Stored data:
------------------------

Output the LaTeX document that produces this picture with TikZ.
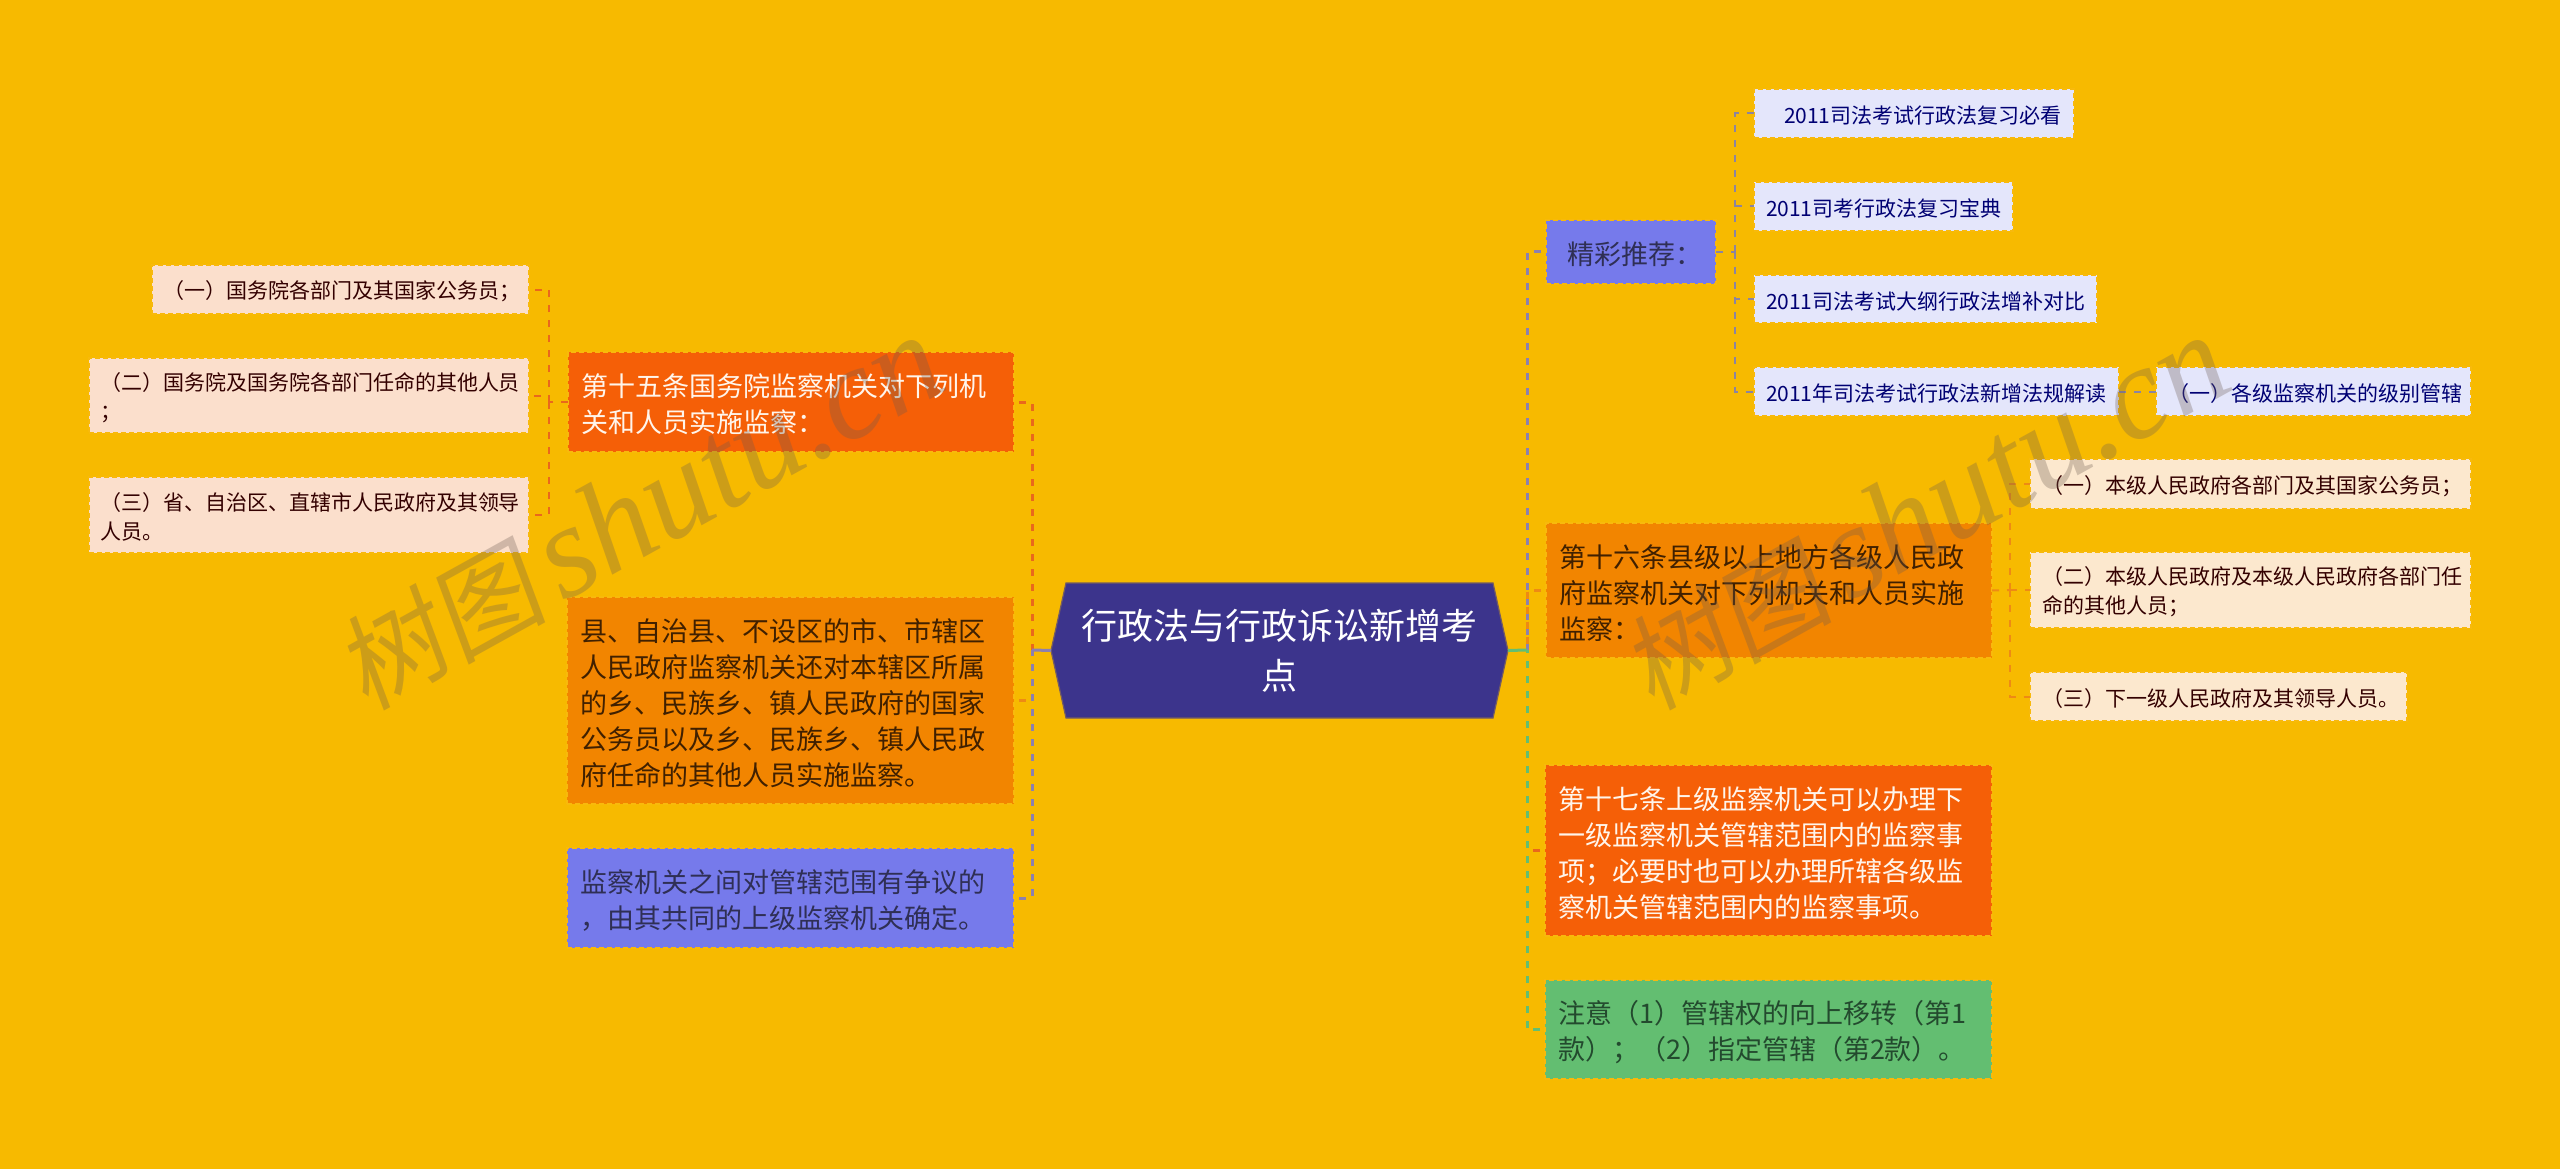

------------------------

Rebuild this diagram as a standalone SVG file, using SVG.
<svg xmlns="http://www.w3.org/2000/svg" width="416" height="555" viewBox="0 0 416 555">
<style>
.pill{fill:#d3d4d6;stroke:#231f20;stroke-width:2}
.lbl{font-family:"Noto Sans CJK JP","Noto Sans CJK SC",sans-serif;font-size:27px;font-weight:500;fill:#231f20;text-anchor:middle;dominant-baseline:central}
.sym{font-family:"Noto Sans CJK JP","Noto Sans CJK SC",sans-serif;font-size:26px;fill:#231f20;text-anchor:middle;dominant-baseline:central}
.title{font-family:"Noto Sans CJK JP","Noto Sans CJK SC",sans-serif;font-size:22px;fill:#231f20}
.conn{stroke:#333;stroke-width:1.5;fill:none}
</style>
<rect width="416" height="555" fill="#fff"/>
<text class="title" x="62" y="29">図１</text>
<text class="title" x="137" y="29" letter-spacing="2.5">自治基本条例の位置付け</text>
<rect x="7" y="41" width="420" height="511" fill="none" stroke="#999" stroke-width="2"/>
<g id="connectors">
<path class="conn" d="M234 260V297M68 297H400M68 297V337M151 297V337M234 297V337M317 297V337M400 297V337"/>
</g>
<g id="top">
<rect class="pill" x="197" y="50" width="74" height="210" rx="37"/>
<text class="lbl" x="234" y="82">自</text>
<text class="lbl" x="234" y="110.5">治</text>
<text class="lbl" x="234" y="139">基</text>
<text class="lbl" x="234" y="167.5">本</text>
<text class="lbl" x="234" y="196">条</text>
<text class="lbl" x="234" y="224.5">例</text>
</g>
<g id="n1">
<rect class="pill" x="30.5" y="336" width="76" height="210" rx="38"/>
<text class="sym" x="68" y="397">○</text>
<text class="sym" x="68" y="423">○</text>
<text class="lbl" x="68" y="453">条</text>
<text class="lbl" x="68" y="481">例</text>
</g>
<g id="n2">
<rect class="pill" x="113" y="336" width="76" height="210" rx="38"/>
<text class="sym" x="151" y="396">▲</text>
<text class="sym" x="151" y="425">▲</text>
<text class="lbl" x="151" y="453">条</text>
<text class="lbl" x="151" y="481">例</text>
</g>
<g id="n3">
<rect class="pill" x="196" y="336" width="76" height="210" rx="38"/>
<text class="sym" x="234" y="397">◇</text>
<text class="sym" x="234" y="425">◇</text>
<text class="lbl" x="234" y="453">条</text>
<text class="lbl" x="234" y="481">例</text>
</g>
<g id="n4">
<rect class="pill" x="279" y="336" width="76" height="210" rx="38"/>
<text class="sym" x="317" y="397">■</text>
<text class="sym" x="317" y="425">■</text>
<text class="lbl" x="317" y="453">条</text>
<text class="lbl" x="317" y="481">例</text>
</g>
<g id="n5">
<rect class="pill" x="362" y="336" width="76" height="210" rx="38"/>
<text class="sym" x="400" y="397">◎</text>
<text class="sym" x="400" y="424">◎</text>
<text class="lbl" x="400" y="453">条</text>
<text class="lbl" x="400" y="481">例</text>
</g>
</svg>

------------------------

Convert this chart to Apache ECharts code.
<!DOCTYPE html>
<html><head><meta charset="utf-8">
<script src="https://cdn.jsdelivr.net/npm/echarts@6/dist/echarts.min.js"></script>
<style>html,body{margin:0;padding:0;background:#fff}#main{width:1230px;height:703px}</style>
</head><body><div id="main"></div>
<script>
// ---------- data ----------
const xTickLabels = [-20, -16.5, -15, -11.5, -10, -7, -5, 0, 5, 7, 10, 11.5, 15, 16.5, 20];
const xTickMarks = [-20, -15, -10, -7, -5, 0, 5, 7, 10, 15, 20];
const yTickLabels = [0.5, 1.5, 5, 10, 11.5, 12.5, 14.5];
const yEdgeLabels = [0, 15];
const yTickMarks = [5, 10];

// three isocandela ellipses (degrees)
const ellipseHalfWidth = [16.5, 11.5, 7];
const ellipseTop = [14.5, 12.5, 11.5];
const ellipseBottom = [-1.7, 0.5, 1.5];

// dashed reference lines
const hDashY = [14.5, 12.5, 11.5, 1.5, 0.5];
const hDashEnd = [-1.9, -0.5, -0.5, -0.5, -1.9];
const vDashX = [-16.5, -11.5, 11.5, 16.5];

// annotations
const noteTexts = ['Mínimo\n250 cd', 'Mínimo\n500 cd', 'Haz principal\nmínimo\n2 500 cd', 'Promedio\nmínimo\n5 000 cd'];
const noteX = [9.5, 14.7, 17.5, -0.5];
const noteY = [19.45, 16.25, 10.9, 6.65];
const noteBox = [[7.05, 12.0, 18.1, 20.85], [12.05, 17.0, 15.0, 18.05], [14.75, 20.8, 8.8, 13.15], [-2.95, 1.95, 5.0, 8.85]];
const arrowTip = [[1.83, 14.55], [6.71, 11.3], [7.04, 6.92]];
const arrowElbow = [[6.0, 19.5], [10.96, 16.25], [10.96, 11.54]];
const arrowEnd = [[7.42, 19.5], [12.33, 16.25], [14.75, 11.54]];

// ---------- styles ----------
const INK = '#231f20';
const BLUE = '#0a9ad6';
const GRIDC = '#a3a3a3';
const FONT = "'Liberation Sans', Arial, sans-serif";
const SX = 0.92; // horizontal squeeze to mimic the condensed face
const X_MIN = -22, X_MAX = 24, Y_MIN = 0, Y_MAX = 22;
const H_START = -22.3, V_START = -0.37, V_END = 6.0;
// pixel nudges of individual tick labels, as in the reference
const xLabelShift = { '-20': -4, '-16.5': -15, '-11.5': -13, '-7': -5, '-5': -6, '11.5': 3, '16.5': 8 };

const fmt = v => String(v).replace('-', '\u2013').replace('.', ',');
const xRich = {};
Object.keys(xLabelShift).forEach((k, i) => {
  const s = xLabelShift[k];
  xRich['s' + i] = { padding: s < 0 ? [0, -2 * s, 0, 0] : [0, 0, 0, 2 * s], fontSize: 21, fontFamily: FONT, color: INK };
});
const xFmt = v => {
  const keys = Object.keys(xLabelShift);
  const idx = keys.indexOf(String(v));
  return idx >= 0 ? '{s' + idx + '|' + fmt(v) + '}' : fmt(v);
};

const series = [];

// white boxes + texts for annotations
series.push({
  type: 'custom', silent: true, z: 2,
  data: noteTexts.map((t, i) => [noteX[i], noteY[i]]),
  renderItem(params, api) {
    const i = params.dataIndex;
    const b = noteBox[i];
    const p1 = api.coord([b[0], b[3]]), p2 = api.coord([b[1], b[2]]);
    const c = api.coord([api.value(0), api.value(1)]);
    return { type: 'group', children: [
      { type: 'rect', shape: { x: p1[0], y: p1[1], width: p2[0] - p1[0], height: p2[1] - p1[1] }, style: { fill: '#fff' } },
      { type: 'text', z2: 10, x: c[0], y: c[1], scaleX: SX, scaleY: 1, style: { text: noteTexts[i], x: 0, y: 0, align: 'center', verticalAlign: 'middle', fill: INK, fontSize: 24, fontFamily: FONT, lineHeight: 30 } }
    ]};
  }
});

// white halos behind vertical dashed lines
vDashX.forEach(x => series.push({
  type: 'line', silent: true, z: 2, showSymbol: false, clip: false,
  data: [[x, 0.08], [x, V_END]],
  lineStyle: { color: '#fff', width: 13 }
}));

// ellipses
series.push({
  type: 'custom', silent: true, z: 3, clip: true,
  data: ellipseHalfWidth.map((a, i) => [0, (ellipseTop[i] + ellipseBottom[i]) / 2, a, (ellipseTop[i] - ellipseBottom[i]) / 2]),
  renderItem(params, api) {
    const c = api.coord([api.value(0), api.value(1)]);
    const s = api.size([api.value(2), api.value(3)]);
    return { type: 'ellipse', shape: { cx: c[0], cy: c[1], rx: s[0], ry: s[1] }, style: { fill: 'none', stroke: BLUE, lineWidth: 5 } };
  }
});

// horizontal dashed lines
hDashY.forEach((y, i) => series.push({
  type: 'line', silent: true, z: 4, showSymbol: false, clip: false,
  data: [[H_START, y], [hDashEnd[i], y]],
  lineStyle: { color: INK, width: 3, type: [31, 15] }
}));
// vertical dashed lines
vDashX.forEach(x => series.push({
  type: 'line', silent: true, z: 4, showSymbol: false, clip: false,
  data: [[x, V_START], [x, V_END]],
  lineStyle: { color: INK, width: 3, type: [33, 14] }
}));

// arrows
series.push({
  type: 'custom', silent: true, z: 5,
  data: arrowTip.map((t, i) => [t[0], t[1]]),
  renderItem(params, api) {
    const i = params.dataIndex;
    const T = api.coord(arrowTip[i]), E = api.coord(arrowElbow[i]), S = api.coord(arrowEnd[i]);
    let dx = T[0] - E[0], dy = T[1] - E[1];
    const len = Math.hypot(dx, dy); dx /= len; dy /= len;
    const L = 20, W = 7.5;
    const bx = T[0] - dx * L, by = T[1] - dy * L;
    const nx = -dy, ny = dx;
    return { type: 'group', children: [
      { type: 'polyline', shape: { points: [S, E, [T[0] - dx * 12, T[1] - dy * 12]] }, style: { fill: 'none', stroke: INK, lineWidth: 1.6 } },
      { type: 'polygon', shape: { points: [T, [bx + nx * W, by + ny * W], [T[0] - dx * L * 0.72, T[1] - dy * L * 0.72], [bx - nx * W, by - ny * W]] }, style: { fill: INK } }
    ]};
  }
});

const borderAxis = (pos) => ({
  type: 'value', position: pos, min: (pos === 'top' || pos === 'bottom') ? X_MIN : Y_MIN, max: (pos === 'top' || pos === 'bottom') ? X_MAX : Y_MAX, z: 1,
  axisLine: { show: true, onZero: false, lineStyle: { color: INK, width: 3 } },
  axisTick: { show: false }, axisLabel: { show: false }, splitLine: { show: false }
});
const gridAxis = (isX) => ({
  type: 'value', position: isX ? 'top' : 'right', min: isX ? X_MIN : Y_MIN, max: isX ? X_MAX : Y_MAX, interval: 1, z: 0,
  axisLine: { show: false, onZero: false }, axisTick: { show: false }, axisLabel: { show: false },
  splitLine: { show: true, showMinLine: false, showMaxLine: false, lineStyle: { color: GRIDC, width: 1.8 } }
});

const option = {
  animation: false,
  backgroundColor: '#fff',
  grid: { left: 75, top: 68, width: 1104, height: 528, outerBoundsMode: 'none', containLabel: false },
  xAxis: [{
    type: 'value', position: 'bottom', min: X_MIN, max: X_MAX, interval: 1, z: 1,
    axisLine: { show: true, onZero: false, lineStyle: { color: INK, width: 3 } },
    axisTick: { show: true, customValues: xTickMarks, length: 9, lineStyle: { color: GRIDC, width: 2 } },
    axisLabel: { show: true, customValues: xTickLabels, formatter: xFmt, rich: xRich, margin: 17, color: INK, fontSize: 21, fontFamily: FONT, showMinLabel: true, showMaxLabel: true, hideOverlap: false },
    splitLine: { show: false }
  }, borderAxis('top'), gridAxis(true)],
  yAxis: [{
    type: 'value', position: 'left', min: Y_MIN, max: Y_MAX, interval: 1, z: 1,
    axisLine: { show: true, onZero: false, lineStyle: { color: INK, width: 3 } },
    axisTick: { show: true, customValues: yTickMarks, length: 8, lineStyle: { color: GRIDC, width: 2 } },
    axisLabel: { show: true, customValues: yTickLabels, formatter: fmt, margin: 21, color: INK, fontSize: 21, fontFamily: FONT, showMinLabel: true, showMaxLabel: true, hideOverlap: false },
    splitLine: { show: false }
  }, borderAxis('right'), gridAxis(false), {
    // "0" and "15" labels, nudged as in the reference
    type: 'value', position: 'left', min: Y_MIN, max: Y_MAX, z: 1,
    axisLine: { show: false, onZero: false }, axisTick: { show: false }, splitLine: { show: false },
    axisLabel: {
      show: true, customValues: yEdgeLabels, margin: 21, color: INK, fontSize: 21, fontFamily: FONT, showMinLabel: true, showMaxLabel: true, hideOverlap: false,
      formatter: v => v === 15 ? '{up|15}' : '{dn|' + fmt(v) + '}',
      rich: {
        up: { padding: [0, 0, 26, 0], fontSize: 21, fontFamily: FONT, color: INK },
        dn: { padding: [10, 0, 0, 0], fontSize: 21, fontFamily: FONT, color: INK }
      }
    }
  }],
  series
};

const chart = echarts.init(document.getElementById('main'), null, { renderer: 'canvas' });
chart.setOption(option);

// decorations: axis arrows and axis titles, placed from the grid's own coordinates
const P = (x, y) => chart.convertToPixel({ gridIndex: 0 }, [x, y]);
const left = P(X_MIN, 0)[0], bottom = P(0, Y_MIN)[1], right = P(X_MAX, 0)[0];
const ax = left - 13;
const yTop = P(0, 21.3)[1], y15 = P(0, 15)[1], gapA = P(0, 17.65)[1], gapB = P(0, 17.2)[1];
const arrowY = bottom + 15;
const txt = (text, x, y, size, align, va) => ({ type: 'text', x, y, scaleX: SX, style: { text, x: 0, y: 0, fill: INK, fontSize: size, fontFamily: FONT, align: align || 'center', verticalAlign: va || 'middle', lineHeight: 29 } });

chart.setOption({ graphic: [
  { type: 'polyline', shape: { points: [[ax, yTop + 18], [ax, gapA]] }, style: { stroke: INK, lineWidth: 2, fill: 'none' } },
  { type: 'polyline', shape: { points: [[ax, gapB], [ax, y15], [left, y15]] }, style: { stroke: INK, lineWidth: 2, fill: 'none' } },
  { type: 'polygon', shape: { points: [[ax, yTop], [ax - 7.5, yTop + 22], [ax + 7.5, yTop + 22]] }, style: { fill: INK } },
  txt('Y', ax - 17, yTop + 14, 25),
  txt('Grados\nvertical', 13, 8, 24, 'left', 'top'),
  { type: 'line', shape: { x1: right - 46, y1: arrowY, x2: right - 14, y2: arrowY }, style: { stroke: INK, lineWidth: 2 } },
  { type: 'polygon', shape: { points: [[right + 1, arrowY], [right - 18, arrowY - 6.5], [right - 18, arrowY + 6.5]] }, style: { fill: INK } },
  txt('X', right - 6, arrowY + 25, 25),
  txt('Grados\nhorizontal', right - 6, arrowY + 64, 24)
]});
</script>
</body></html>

------------------------

Copy every line in the listing above where the string "this" turns up.

Output the LaTeX document that produces this picture with TikZ.
Rebuild this diagram as a standalone SVG file, using SVG.
Convert this chart to Apache ECharts code.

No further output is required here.